# WHAT THIS TASK INVOLVES:
From the listing below, extract each line containing the string "that".

___ INFORMATION PROVIDED

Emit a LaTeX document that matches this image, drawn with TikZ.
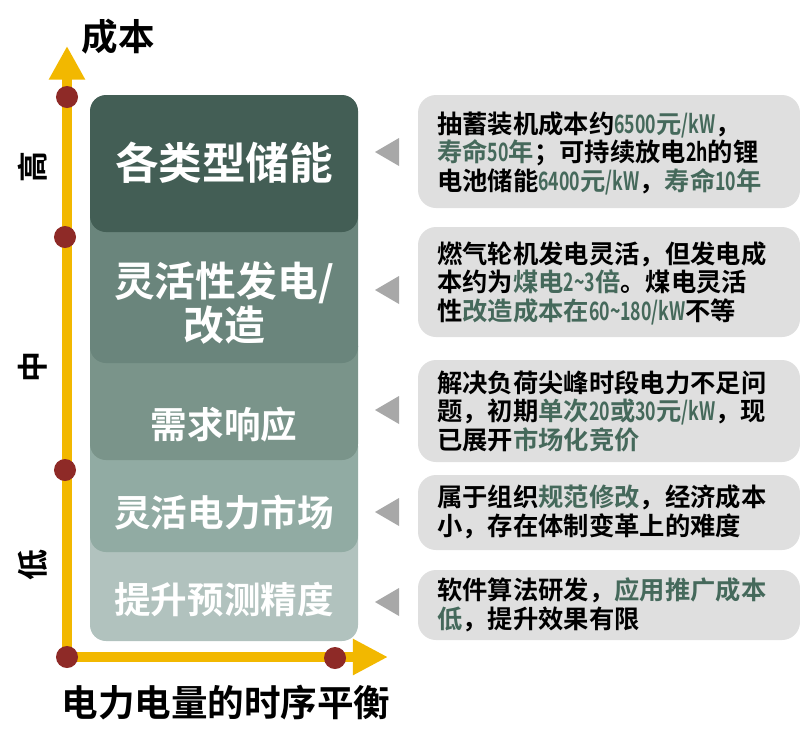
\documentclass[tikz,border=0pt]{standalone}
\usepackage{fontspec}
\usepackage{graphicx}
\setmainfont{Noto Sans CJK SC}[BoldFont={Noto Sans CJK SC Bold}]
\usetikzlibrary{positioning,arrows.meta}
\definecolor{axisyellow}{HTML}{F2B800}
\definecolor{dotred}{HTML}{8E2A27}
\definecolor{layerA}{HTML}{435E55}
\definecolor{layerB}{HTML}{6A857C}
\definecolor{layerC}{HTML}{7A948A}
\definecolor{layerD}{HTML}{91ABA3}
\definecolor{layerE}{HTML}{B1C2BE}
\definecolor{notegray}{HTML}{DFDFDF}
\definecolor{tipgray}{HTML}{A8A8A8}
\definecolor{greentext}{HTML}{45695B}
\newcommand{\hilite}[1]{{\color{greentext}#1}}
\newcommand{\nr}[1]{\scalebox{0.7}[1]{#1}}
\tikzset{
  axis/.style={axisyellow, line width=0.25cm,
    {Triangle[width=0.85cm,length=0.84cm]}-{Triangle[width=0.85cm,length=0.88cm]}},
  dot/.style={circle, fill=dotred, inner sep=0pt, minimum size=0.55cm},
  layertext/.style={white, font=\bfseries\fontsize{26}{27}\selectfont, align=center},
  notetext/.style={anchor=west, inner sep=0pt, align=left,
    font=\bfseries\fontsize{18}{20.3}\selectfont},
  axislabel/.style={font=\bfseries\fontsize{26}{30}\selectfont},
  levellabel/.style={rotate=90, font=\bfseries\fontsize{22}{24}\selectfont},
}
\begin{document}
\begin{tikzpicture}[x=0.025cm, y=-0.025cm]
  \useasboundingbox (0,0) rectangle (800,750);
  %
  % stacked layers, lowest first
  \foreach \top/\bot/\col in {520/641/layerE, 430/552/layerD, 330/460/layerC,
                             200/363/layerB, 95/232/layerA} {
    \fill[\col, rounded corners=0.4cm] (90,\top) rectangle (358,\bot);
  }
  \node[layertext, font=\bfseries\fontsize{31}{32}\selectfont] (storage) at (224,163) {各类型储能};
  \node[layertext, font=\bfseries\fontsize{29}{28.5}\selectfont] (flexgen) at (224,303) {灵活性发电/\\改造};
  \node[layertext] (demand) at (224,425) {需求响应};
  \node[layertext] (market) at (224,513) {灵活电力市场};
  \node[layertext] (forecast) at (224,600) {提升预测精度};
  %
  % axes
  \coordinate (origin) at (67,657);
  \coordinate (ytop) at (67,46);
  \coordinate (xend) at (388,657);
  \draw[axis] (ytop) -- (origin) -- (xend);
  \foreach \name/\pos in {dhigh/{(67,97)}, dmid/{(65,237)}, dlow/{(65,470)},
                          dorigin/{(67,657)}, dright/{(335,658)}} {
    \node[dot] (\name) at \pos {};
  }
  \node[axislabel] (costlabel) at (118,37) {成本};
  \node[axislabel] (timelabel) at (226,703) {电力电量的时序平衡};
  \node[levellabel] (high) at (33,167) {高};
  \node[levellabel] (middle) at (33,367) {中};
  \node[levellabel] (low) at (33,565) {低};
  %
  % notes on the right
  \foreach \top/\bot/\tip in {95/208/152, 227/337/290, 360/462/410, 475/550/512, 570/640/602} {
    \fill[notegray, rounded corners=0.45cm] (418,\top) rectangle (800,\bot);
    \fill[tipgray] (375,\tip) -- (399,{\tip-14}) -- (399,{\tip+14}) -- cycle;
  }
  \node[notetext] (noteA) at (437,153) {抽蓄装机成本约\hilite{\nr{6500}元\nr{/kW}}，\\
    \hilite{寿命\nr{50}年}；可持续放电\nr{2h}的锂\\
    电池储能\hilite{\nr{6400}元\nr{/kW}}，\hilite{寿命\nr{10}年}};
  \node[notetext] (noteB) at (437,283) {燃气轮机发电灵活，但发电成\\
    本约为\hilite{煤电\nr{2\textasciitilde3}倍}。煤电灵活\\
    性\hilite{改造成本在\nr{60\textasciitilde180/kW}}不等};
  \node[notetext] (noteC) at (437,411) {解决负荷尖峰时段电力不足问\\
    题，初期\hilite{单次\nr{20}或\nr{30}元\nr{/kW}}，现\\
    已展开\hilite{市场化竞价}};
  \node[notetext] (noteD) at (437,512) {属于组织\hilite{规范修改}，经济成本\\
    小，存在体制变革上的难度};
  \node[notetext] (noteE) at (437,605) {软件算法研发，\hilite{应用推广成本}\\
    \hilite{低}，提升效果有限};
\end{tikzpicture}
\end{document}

______
___ INFORMATION PROVIDED

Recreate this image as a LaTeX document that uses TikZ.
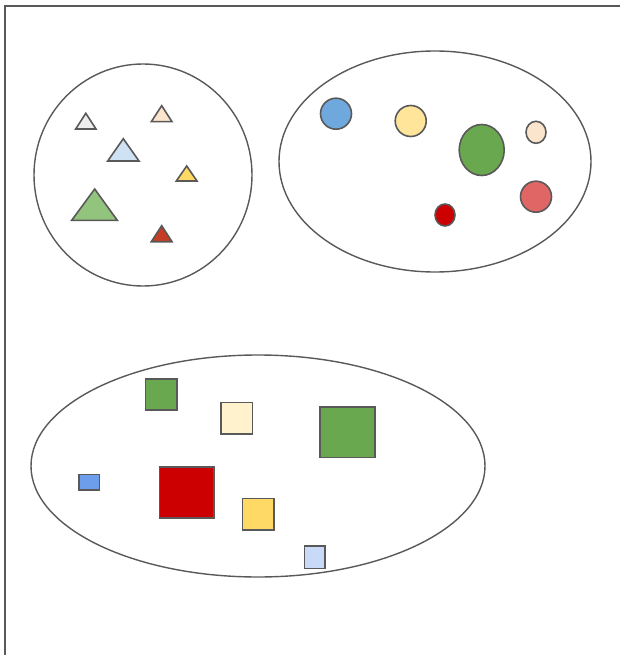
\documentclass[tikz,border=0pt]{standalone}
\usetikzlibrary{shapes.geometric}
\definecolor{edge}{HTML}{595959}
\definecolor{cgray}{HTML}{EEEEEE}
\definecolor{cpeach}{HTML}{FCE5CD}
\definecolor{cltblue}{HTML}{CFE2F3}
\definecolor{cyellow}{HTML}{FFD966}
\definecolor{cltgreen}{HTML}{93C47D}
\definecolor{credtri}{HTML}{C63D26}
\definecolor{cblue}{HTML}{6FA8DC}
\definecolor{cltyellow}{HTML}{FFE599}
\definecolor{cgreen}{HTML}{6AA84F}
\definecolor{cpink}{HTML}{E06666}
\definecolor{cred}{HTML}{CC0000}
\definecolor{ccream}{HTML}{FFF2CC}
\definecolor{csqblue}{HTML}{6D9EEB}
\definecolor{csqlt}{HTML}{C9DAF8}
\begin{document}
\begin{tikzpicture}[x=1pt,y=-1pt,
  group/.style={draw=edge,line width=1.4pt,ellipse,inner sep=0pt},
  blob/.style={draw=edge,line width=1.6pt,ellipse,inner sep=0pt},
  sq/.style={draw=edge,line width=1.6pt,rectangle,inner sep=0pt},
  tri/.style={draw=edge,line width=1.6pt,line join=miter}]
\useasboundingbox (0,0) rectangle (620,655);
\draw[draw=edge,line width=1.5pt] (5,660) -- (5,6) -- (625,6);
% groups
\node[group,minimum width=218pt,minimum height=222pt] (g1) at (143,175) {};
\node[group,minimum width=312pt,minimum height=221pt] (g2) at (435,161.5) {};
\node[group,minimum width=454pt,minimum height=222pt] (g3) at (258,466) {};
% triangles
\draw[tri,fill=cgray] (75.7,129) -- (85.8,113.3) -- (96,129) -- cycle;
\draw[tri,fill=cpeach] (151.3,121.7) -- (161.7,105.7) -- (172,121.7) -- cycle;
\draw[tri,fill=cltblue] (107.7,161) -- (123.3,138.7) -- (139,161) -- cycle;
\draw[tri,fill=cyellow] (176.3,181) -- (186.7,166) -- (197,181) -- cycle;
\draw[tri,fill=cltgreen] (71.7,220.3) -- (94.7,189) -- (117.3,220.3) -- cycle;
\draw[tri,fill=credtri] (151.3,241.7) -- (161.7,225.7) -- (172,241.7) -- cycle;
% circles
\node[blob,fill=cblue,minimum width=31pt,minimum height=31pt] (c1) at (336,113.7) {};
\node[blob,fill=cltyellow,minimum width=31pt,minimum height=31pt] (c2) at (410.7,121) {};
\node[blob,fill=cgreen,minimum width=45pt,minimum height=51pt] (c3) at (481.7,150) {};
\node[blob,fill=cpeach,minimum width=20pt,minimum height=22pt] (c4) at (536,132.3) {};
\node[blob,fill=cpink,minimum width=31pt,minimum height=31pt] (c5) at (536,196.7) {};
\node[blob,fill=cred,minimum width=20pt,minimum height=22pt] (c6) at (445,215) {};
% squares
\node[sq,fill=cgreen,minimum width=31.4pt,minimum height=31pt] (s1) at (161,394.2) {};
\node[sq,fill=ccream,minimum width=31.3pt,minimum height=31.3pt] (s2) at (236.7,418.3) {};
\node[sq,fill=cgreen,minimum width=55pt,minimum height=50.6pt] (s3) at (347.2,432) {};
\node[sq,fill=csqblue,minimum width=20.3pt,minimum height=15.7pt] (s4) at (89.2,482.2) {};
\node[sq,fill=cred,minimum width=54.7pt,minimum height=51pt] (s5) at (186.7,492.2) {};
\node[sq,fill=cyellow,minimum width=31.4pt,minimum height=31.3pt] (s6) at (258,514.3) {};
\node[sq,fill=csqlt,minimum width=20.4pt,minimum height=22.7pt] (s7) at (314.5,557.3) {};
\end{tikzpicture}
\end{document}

______
___ INFORMATION PROVIDED

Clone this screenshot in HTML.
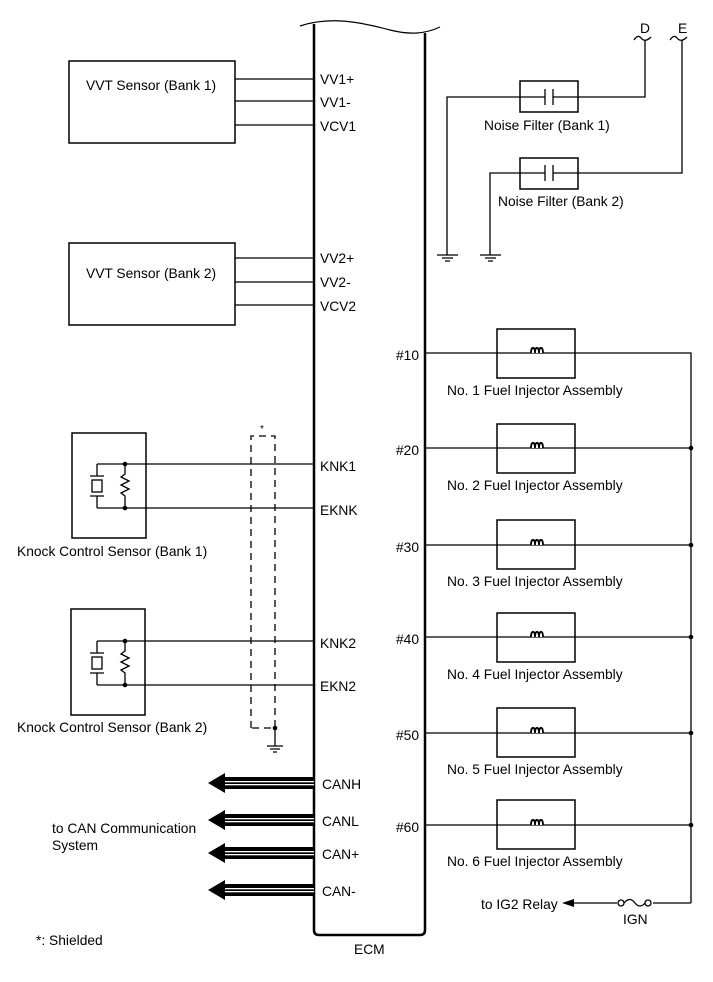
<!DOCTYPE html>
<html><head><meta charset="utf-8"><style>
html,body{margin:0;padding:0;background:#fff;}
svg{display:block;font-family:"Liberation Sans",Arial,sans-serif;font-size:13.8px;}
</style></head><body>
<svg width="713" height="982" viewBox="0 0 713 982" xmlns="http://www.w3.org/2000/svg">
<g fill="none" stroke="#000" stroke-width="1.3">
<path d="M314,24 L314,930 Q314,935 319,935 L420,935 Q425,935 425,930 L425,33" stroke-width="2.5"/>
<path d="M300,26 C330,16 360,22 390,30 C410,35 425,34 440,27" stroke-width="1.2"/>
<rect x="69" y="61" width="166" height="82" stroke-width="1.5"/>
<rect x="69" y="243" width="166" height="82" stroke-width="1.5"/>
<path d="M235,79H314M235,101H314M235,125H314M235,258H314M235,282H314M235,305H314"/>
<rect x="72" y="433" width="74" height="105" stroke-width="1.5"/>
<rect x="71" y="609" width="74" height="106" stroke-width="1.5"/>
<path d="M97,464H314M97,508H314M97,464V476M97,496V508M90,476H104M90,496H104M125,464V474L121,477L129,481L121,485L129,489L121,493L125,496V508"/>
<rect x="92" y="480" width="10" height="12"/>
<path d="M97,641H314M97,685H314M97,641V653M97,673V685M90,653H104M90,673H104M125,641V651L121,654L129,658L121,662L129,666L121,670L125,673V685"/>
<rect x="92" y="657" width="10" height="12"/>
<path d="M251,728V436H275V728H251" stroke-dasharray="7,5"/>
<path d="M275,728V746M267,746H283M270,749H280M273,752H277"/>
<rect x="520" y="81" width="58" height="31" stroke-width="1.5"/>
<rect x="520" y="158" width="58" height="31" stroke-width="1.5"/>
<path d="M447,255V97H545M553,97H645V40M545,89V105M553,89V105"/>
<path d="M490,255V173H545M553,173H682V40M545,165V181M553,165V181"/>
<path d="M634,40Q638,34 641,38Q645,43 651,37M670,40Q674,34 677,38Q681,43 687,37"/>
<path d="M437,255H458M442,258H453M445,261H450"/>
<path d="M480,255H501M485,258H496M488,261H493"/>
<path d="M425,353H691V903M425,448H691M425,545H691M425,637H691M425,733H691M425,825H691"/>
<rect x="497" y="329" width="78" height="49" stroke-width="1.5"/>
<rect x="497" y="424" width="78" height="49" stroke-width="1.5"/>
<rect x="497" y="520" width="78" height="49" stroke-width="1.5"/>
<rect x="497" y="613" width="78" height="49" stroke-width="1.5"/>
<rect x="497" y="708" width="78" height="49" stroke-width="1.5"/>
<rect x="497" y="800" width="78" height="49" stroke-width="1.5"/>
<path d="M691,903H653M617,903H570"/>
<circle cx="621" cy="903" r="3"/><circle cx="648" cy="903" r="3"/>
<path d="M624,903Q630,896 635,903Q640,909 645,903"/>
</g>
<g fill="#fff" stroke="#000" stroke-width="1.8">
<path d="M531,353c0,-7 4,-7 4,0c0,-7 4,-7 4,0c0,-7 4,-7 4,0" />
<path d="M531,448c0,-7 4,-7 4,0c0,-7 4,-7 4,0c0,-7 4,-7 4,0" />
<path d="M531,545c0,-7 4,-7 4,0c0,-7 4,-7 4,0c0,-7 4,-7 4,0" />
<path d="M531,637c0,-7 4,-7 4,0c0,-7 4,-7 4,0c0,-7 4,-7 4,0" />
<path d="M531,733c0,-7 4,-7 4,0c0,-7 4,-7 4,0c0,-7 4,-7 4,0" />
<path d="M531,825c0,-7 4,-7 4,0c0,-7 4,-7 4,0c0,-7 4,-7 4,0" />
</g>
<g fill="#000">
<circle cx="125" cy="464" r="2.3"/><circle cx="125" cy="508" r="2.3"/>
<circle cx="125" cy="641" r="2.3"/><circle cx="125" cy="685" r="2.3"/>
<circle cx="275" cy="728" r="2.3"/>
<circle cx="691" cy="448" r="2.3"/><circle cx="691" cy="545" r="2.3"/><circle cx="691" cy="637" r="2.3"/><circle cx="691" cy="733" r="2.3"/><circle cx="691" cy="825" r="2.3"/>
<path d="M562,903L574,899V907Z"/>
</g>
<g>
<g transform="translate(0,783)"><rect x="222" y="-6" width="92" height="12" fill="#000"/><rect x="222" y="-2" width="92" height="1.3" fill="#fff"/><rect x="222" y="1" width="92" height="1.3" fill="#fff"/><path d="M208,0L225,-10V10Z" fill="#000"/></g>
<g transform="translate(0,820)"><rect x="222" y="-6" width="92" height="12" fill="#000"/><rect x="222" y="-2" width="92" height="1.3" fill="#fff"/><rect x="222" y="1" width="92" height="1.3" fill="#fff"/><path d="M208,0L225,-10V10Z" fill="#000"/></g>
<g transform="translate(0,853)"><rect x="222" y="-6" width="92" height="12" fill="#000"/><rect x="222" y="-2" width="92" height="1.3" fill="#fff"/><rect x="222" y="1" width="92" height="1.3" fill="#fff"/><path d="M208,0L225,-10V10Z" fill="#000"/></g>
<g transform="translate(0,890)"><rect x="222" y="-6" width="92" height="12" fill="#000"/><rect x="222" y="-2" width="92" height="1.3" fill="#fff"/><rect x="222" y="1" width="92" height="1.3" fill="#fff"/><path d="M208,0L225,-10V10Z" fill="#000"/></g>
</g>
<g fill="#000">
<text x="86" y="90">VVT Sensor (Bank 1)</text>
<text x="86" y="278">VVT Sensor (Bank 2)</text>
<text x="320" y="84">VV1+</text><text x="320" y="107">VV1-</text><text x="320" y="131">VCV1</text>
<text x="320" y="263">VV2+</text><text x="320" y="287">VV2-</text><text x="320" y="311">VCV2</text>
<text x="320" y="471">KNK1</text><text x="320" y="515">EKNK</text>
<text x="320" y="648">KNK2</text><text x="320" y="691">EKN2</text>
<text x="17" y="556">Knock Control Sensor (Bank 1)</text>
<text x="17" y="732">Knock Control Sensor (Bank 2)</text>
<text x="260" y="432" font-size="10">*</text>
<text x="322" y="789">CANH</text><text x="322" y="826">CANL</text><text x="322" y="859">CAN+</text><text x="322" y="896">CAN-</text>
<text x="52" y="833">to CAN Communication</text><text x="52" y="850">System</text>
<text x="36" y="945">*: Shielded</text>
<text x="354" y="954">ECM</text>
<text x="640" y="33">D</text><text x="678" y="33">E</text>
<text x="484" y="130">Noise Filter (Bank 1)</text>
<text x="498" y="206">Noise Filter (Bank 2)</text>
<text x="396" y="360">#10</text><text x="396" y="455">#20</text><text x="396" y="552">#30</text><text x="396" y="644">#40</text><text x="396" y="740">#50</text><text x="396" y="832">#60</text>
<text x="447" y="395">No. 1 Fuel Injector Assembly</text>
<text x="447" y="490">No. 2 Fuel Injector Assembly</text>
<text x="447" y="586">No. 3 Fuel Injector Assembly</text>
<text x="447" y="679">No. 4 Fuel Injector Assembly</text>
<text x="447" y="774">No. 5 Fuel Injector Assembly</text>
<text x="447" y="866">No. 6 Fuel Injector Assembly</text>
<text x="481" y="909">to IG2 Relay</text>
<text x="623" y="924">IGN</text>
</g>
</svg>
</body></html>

______

# FINAL ANSWER:
Emit a LaTeX document that matches this image, drawn with TikZ.
Recreate this image as a LaTeX document that uses TikZ.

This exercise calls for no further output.